South Lokichar oil project nears drilling as cost recovery and logistics cloud fiscal outlook
By Chemtai Kirui
NAIROBI, Feb 21 — As preparations gather pace for drilling in the South Lokichar oil fields, attention is shifting from equipment mobilisation to the fine print of the development plan that will determine when, and how much, revenue reaches the Treasury.
The KSh 774 billion ($6 billion) project is targeting first oil by December 2026, with Gulf Energy recently securing an onshore drilling rig expected to arrive mid-year. But beyond the operational timeline, debate is intensifying over cost recovery terms, a looming parliamentary deadline and the economics of transporting crude before a long-planned export pipeline is built.
The Field Development Plan was submitted by Auron Energy E&P Limited, the affiliate that formally signed the sale and purchase agreement with Tullow Oil, responsible for overseeing operations and investment in the South Lokichar Basin.
At the centre of the fiscal discussion is a proposed increase in the cost recovery ceiling from 60 percent to 85 percent. Under the Petroleum Act 2019, contractors are allowed to recover up to 60 percent of annual gross revenue to recoup exploration and development costs, with the remainder classified as “profit oil” to be shared between the state and the investor.
Auditor-General Nancy Gathungu has flagged the proposed 85 percent cap as potentially inconsistent with the statutory limit set under the Petroleum Act 2019, saying that such an adjustment could delay the point at which the government begins receiving a larger share of revenue.
At an 85 percent recovery rate, for every KSh 12,920 earned from oil sales (approximately $100), KSh 11,000 would first go toward recovering investment and operating costs before profit sharing begins.
Supporters of the higher cap say that front-loading cost recovery improves project bankability and helps attract financing for capital-intensive developments. Critics counter that it could result in modest fiscal flows in the early years of production, particularly if global oil prices weaken or operational costs rise.

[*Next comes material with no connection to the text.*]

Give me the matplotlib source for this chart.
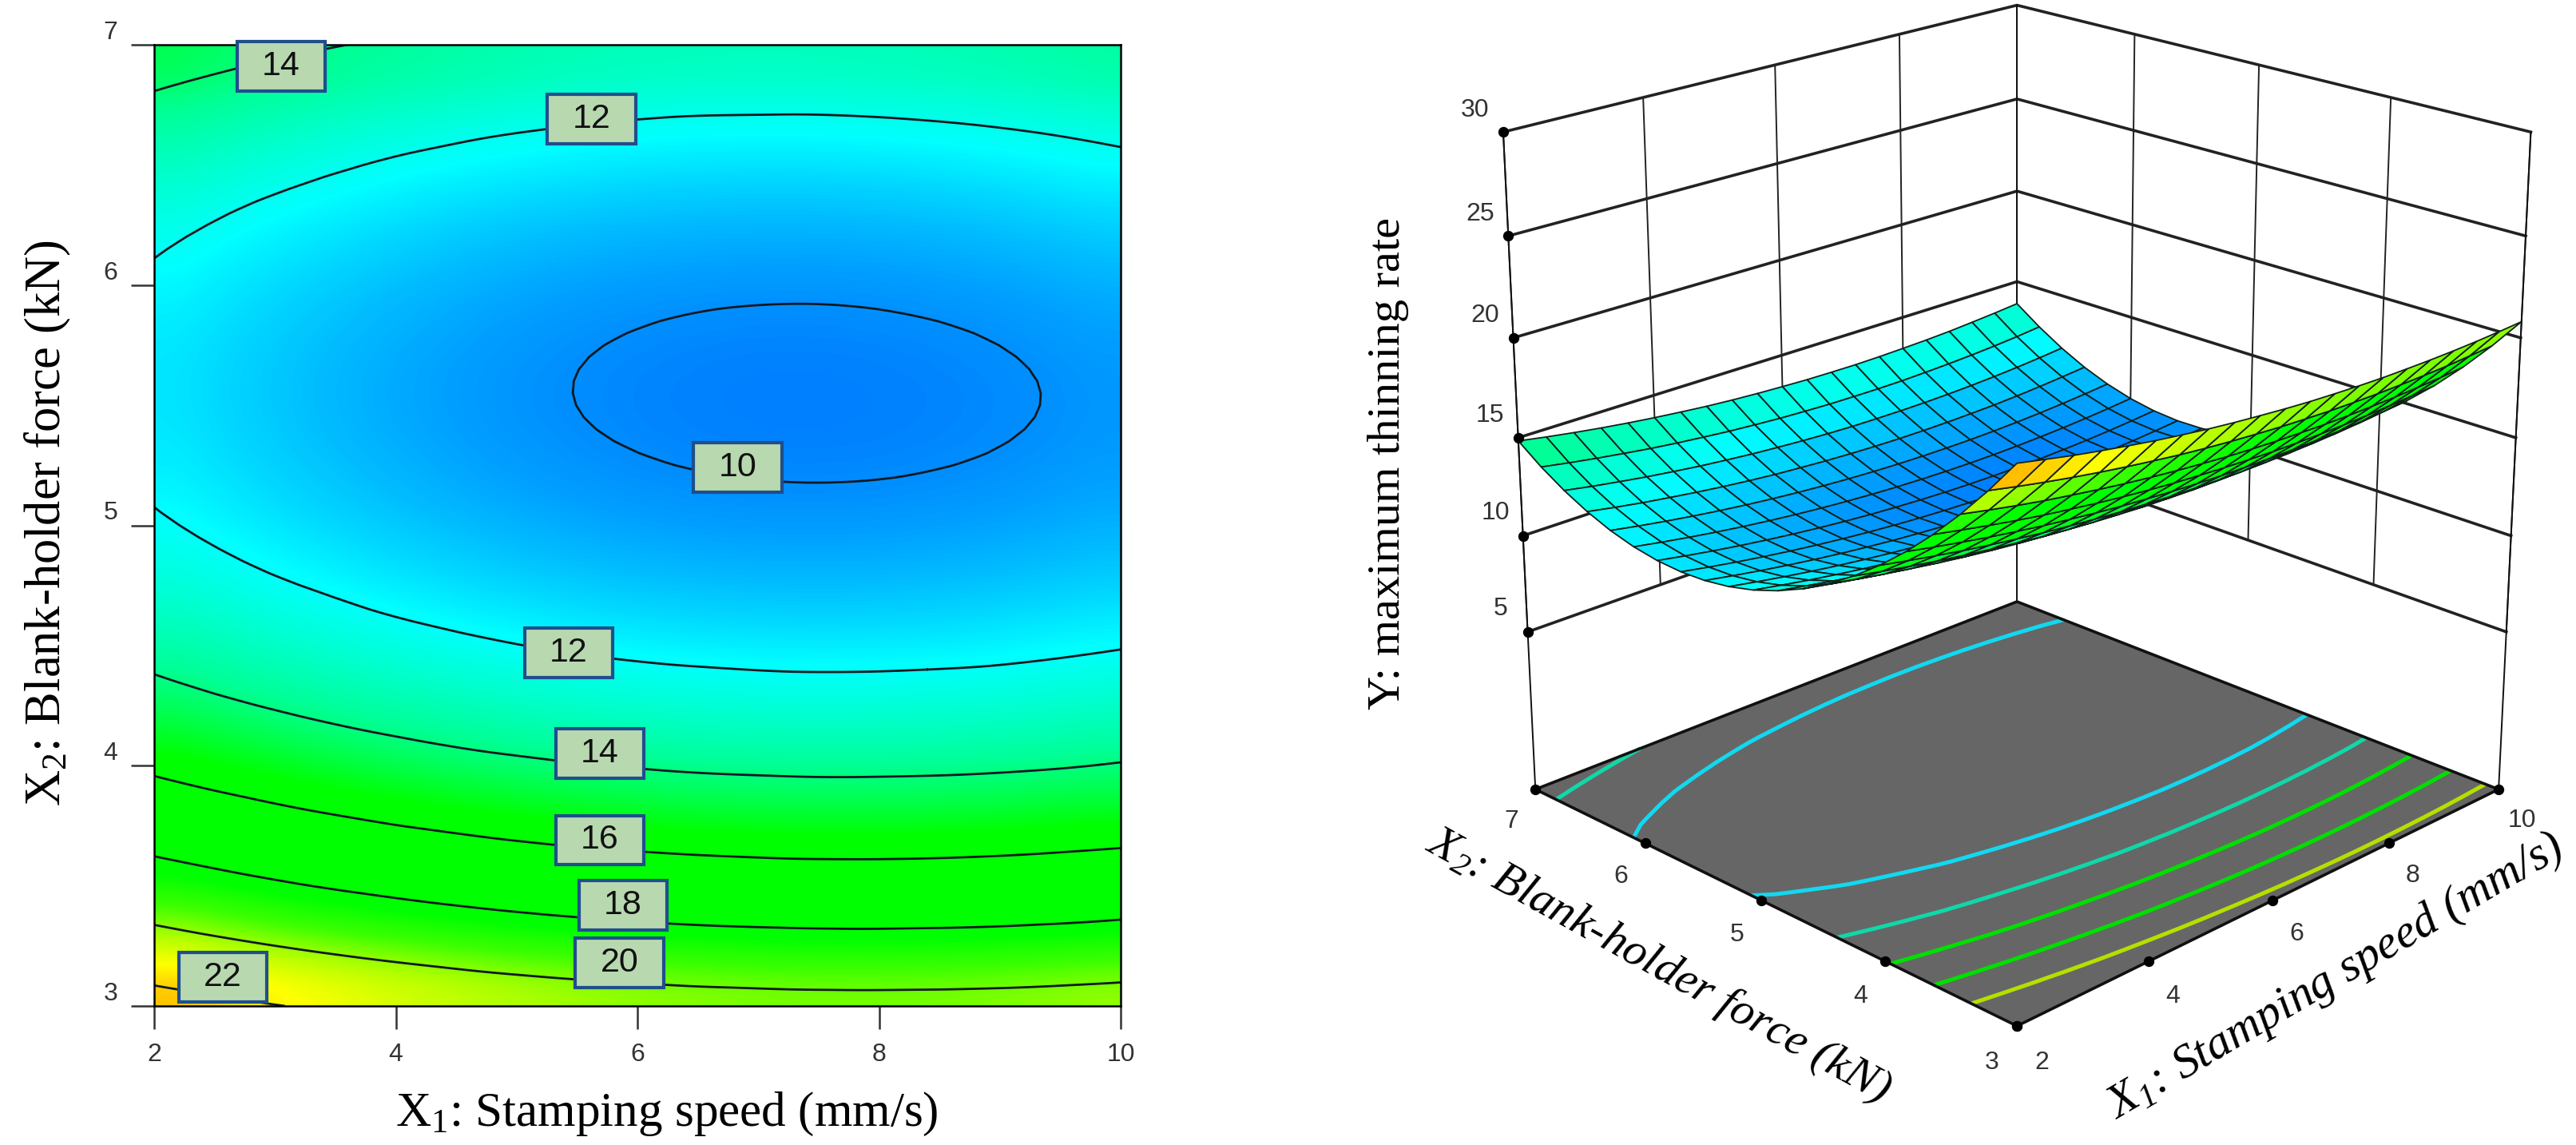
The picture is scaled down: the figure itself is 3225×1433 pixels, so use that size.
# Response surface of maximum thinning rate: contour map and 3D view
import numpy as np
import matplotlib
matplotlib.use('Agg')
import matplotlib.pyplot as plt
import matplotlib.tri as mtri
from matplotlib.colors import LinearSegmentedColormap, Normalize
from matplotlib.patches import Rectangle

plt.rcParams['font.family'] = ['Liberation Serif', 'DejaVu Serif']
plt.rcParams['mathtext.default'] = 'regular'

W, H = 3225, 1433
DPI = 200
TICK_FONT = ['Liberation Sans Narrow', 'Liberation Sans']

x_ticks = [2, 4, 6, 8, 10]
y_ticks = [3, 4, 5, 6, 7]
z_ticks = [5, 10, 15, 20, 25, 30]

stamping_speed = [2, 2.4, 2.8, 3.2, 3.6, 4, 4.4, 4.8, 5.2, 5.6, 6, 6.4, 6.8, 7.2, 7.6, 8, 8.4, 8.8, 9.2, 9.6, 10]
holder_force = [3, 3.2, 3.4, 3.6, 3.8, 4, 4.2, 4.4, 4.6, 4.8, 5, 5.2, 5.4, 5.6, 5.8, 6, 6.2, 6.4, 6.6, 6.8, 7]

# thinning rate, one row per holder_force value, one column per stamping_speed value
thinning_rate = [
    [22.72, 22.44, 22.17, 21.93, 21.71, 21.50, 21.32, 21.15, 21.01, 20.89, 20.78, 20.69, 20.63, 20.58, 20.55, 20.55, 20.56, 20.59, 20.64, 20.71, 20.80],
    [21.06, 20.78, 20.52, 20.28, 20.06, 19.86, 19.68, 19.51, 19.37, 19.25, 19.15, 19.06, 19.00, 18.95, 18.93, 18.92, 18.94, 18.97, 19.02, 19.10, 19.19],
    [19.54, 19.26, 19.00, 18.76, 18.55, 18.35, 18.17, 18.01, 17.87, 17.75, 17.64, 17.56, 17.50, 17.46, 17.43, 17.43, 17.45, 17.48, 17.54, 17.61, 17.71],
    [18.15, 17.88, 17.62, 17.38, 17.16, 16.97, 16.79, 16.63, 16.49, 16.37, 16.28, 16.20, 16.14, 16.09, 16.07, 16.07, 16.09, 16.13, 16.19, 16.27, 16.36],
    [16.89, 16.62, 16.37, 16.13, 15.92, 15.72, 15.55, 15.39, 15.25, 15.14, 15.04, 14.96, 14.90, 14.87, 14.85, 14.85, 14.87, 14.91, 14.97, 15.05, 15.15],
    [15.77, 15.50, 15.25, 15.01, 14.80, 14.61, 14.43, 14.28, 14.15, 14.03, 13.94, 13.86, 13.81, 13.77, 13.75, 13.76, 13.78, 13.82, 13.88, 13.96, 14.07],
    [14.78, 14.51, 14.26, 14.03, 13.82, 13.63, 13.46, 13.30, 13.17, 13.06, 12.97, 12.89, 12.84, 12.80, 12.79, 12.80, 12.82, 12.87, 12.93, 13.01, 13.12],
    [13.92, 13.65, 13.40, 13.18, 12.97, 12.78, 12.61, 12.46, 12.33, 12.22, 12.13, 12.06, 12.01, 11.97, 11.96, 11.97, 12.00, 12.04, 12.11, 12.20, 12.30],
    [13.19, 12.93, 12.68, 12.46, 12.25, 12.06, 11.90, 11.75, 11.62, 11.51, 11.42, 11.35, 11.31, 11.28, 11.27, 11.28, 11.30, 11.35, 11.42, 11.51, 11.62],
    [12.60, 12.34, 12.09, 11.87, 11.67, 11.48, 11.32, 11.17, 11.05, 10.94, 10.85, 10.79, 10.74, 10.71, 10.70, 10.71, 10.75, 10.80, 10.87, 10.96, 11.07],
    [12.139, 11.878, 11.636, 11.414, 11.212, 11.031, 10.868, 10.724, 10.601, 10.497, 10.412, 10.348, 10.303, 10.277, 10.271, 10.285, 10.318, 10.372, 10.445, 10.537, 10.648],
    [11.811, 11.553, 11.313, 11.093, 10.893, 10.714, 10.553, 10.411, 10.290, 10.189, 10.106, 10.043, 10.001, 9.977, 9.973, 9.989, 10.025, 10.080, 10.155, 10.250, 10.363],
    [11.617, 11.360, 11.122, 10.905, 10.707, 10.530, 10.371, 10.231, 10.113, 10.013, 9.933, 9.872, 9.831, 9.810, 9.808, 9.827, 9.864, 9.921, 9.999, 10.095, 10.211],
    [11.555, 11.300, 11.065, 10.850, 10.654, 10.479, 10.322, 10.185, 10.068, 9.971, 9.892, 9.834, 9.795, 9.776, 9.776, 9.797, 9.836, 9.896, 9.975, 10.074, 10.191],
    [11.626, 11.373, 11.140, 10.927, 10.734, 10.560, 10.406, 10.271, 10.156, 10.061, 9.985, 9.928, 9.892, 9.875, 9.877, 9.900, 9.942, 10.003, 10.085, 10.186, 10.305],
    [11.829, 11.579, 11.348, 11.137, 10.945, 10.774, 10.622, 10.489, 10.377, 10.283, 10.209, 10.155, 10.121, 10.106, 10.110, 10.135, 10.179, 10.243, 10.327, 10.429, 10.551],
    [12.166, 11.917, 11.688, 11.479, 11.290, 11.121, 10.971, 10.840, 10.730, 10.639, 10.567, 10.515, 10.483, 10.470, 10.476, 10.503, 10.549, 10.615, 10.701, 10.806, 10.930],
    [12.64, 12.39, 12.16, 11.96, 11.77, 11.60, 11.45, 11.32, 11.22, 11.13, 11.06, 11.01, 10.98, 10.97, 10.98, 11.01, 11.05, 11.12, 11.21, 11.32, 11.44],
    [13.24, 12.99, 12.77, 12.56, 12.38, 12.21, 12.07, 11.94, 11.84, 11.75, 11.68, 11.63, 11.61, 11.60, 11.61, 11.64, 11.69, 11.76, 11.85, 11.96, 12.09],
    [13.97, 13.73, 13.51, 13.31, 13.12, 12.96, 12.82, 12.69, 12.59, 12.50, 12.44, 12.39, 12.37, 12.36, 12.37, 12.41, 12.46, 12.53, 12.62, 12.73, 12.87],
    [14.84, 14.60, 14.38, 14.18, 14.00, 13.84, 13.70, 13.57, 13.47, 13.39, 13.33, 13.28, 13.26, 13.25, 13.27, 13.31, 13.36, 13.43, 13.53, 13.64, 13.77],
]

contour_levels = [10, 12, 14, 16, 18, 20, 22]
floor_levels = [12, 14, 16, 18, 20]
floor_colors = ['#12d8f0', '#10d8a8', '#00e000', '#00e000', '#b4e000']

label_levels = [14, 12, 10, 12, 14, 16, 18, 20, 22]
label_x = [3.05, 5.62, 6.83, 5.43, 5.69, 5.69, 5.88, 5.85, 2.57]
label_y = [6.91, 6.69, 5.24, 4.47, 4.05, 3.69, 3.42, 3.18, 3.12]

X, Y = np.meshgrid(stamping_speed, holder_force)
Z = np.array(thinning_rate)

# colour scale of the surface, anchored on thinning rate values
z_lo, z_hi = 9.77, 22.72
anchors = [(9.77, '#0080ff'), (12, '#00ffff'), (14, '#00ff96'), (15.8, '#00ff00'), (19, '#00ff00'),
           (20, '#3cff00'), (21, '#aaff00'), (22, '#ffff00'), (22.72, '#ffbe00')]
cmap = LinearSegmentedColormap.from_list('thinning', [((v - z_lo) / (z_hi - z_lo), c) for v, c in anchors])
norm = Normalize(z_lo, z_hi)

fig = plt.figure(figsize=(W / DPI, H / DPI), dpi=DPI, facecolor='white')

# left panel, contour map
ax = fig.add_axes([193 / W, 1 - 1259 / H, 1210 / W, 1203 / H])
ax.imshow(Z, extent=[2, 10, 3, 7], origin='lower', aspect='auto', cmap=cmap, norm=norm, interpolation='bicubic')
# smooth rendering of the contour lines on matplotlib's own refined mesh
tri = mtri.Triangulation(X.ravel(), Y.ravel())
tri_fine, z_fine = mtri.UniformTriRefiner(tri).refine_field(Z.ravel(), subdiv=2)
ax.tricontour(tri_fine, z_fine, levels=contour_levels, colors='#101820', linewidths=1.0)
for level, lx, ly in zip(label_levels, label_x, label_y):
    ax.add_patch(Rectangle((lx - 0.365, ly - 0.103), 0.73, 0.206, facecolor='#b8d8b0', edgecolor='#1f4e8c',
                           linewidth=1.5, clip_on=False, zorder=4))
    ax.text(lx, ly, str(level), ha='center', va='center', fontsize=15.5, family=TICK_FONT, color='#111111', zorder=5)
ax.set_xlim(2, 10)
ax.set_ylim(3, 7)
ax.set_xticks(x_ticks)
ax.set_yticks(y_ticks)
ax.tick_params(length=10.5, width=0.9, color='#333333', labelsize=11.5, pad=6)
for t in ax.get_xticklabels() + ax.get_yticklabels():
    t.set_fontfamily(TICK_FONT)
    t.set_color('#333333')
for t in ax.get_yticklabels():
    t.set_verticalalignment('bottom')
for s in ax.spines.values():
    s.set_linewidth(0.9)
fig.text(835 / W, 1 - 1394 / H, 'X$_1$: Stamping speed (mm/s)', fontsize=22, ha='center', va='center')
fig.text(60 / W, 1 - 655 / H, 'X$_2$: Blank-holder force (kN)', fontsize=22.5, ha='center', va='center', rotation=90)

# right panel, 3D surface
floor_z = -3.4
ax3 = fig.add_axes([1683 / W, -194 / H, 1640 / W, 2030 / H], projection='3d', computed_zorder=False)
ax3.set_proj_type('persp', focal_length=0.55)
ax3.view_init(elev=21, azim=-135)
ax3.set_box_aspect((1, 1, 1.0), zoom=0.9025)
ax3.set_xlim(2, 10)
ax3.set_ylim(3, 7)
ax3.set_zlim(floor_z, 30)
# the default 3D axes are hidden, everything is drawn below from the tick lists
ax3.set_xticks([])
ax3.set_yticks([])
ax3.set_zticks([])
ax3.set_axis_off()
ax3.patch.set_alpha(0)

x0, x1 = x_ticks[0], x_ticks[-1]
y0, y1 = y_ticks[0], y_ticks[-1]
zt = z_ticks[-1]
fx, fy = np.meshgrid([x0, x1], [y0, y1])
ax3.plot_surface(fx, fy, np.full(fx.shape, floor_z), color='#666666', shade=False, zorder=1)
ax3.contour(X, Y, Z, levels=floor_levels, colors=floor_colors, linewidths=1.8, zdir='z', offset=floor_z, zorder=2)

# wall grid
for z in z_ticks:
    ax3.plot([x0, x1, x1], [y1, y1, y0], [z, z, z], color='#222222', lw=1.3, zorder=3)
for x in x_ticks:
    ax3.plot([x, x], [y1, y1], [z_ticks[0], zt], color='#222222', lw=0.7, zorder=3)
for y in y_ticks:
    ax3.plot([x1, x1], [y, y], [z_ticks[0], zt], color='#222222', lw=0.7, zorder=3)
# box edges
ax3.plot([x0, x0], [y1, y1], [floor_z, zt], color='#111111', lw=0.7, zorder=3)
ax3.plot([x1, x1], [y0, y0], [floor_z, zt], color='#111111', lw=0.7, zorder=3)
ax3.plot([x1, x1], [y1, y1], [floor_z, zt], color='#111111', lw=0.7, zorder=3)
ax3.plot([x0, x1, x1, x0, x0], [y0, y0, y1, y1, y0], [floor_z] * 5, color='#111111', lw=1.3, zorder=3)

ax3.plot_surface(X, Y, Z, rstride=1, cstride=1, facecolors=cmap(norm(Z)), edgecolor='#102018', linewidth=0.65,
                 shade=False, zorder=5)

# tick dots and labels
ax3.plot([x0] * len(z_ticks), [y1] * len(z_ticks), z_ticks, 'o', color='black', ms=3.8, zorder=6)
ax3.plot(x_ticks, [y0] * len(x_ticks), [floor_z] * len(x_ticks), 'o', color='black', ms=3.8, zorder=6)
ax3.plot([x0] * len(y_ticks), y_ticks, [floor_z] * len(y_ticks), 'o', color='black', ms=3.8, zorder=6)
for z in z_ticks:
    ax3.text(x0, y1 + 0.25, z + 0.6, str(z), ha='center', va='center', fontsize=11.5, family=TICK_FONT, color='#333333', zorder=7)
for x in x_ticks:
    ax3.text(x, y0 - 0.18, floor_z - 1.2, str(x), ha='center', va='center', fontsize=11.5, family=TICK_FONT, color='#333333', zorder=7)
for y in y_ticks:
    ax3.text(x0 - 0.37, y, floor_z - 1.2, str(y), ha='center', va='center', fontsize=11.5, family=TICK_FONT, color='#333333', zorder=7)

fig.text(1738 / W, 1 - 580 / H, 'Y: maximum thinning rate', fontsize=21, ha='center', va='center', rotation=90)
fig.text(2076 / W, 1 - 1209 / H, 'X$_2$: Blank-holder force (kN)', fontsize=21, style='italic', ha='center', va='center', rotation=-29)
fig.text(2924 / W, 1 - 1223 / H, 'X$_1$: Stamping speed (mm/s)', fontsize=21.5, style='italic', ha='center', va='center', rotation=30.5)

fig.savefig('out.png', dpi=DPI, facecolor='white')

Under Section 31 of the Petroleum Act, lawmakers have 60 days to consider and ratify a Field Development Plan once it is formally submitted. The current review period is set to lapse on March 4, after which the plan may be deemed ratified in accordance with Section 31(2) of the Petroleum Act if Parliament does not act.
Members of the Joint Energy Committee have said they are working to conclude deliberations before the deadline, amid concerns about aligning contractual provisions with existing law.
The original export strategy envisioned a heated crude pipeline to the coast, a multibillion-dollar infrastructure project that remains under development and is unlikely to be operational by 2026.
In the interim, authorities plan to truck up to 20,000 barrels per day from Turkana to the port of Mombasa, a journey of roughly 1,100 kilometres. Industry analysts say that road transport is estimated to be more expensive than pipeline evacuation and carries additional handling, security, and environmental considerations.
The trucking phase is expected to serve as a temporary solution for the first two years of production. However, higher transportation costs could affect net project economics and, by extension, the pace at which recoverable expenses are cleared.
The timeline to first oil also appears compressed. Development wells typically require several weeks of drilling and completion work per well. If the rig arrives in June and drilling begins in July, the window to complete sufficient wells and stabilise output before December is limited, according to standard industry drilling timelines.
Beyond revenue sharing and logistics, the project’s long-term environmental obligations are drawing scrutiny.
The Auditor-General has said that the current plan does not yet include a fully detailed decommissioning framework within the current plan, including delayed contributions to a restoration fund despite production being slated to begin in 2026.
Decommissioning provisions are a legal requirement designed to ensure that oil fields are safely rehabilitated once production ceases.
Officials have said these provisions will be incorporated in line with regulatory requirements before full-scale operations commence.
The South Lokichar development is widely seen as a test of whether commercial oil production can deliver meaningful fiscal returns while complying with legal and environmental safeguards. For now, the debate has shifted from whether drilling can begin to how the financial and regulatory architecture will shape who benefits, and when.
With Parliament’s decision due in early March and logistical preparations advancing, the coming weeks may determine not just the start date of production, but the structure of the country’s first major oil revenue stream.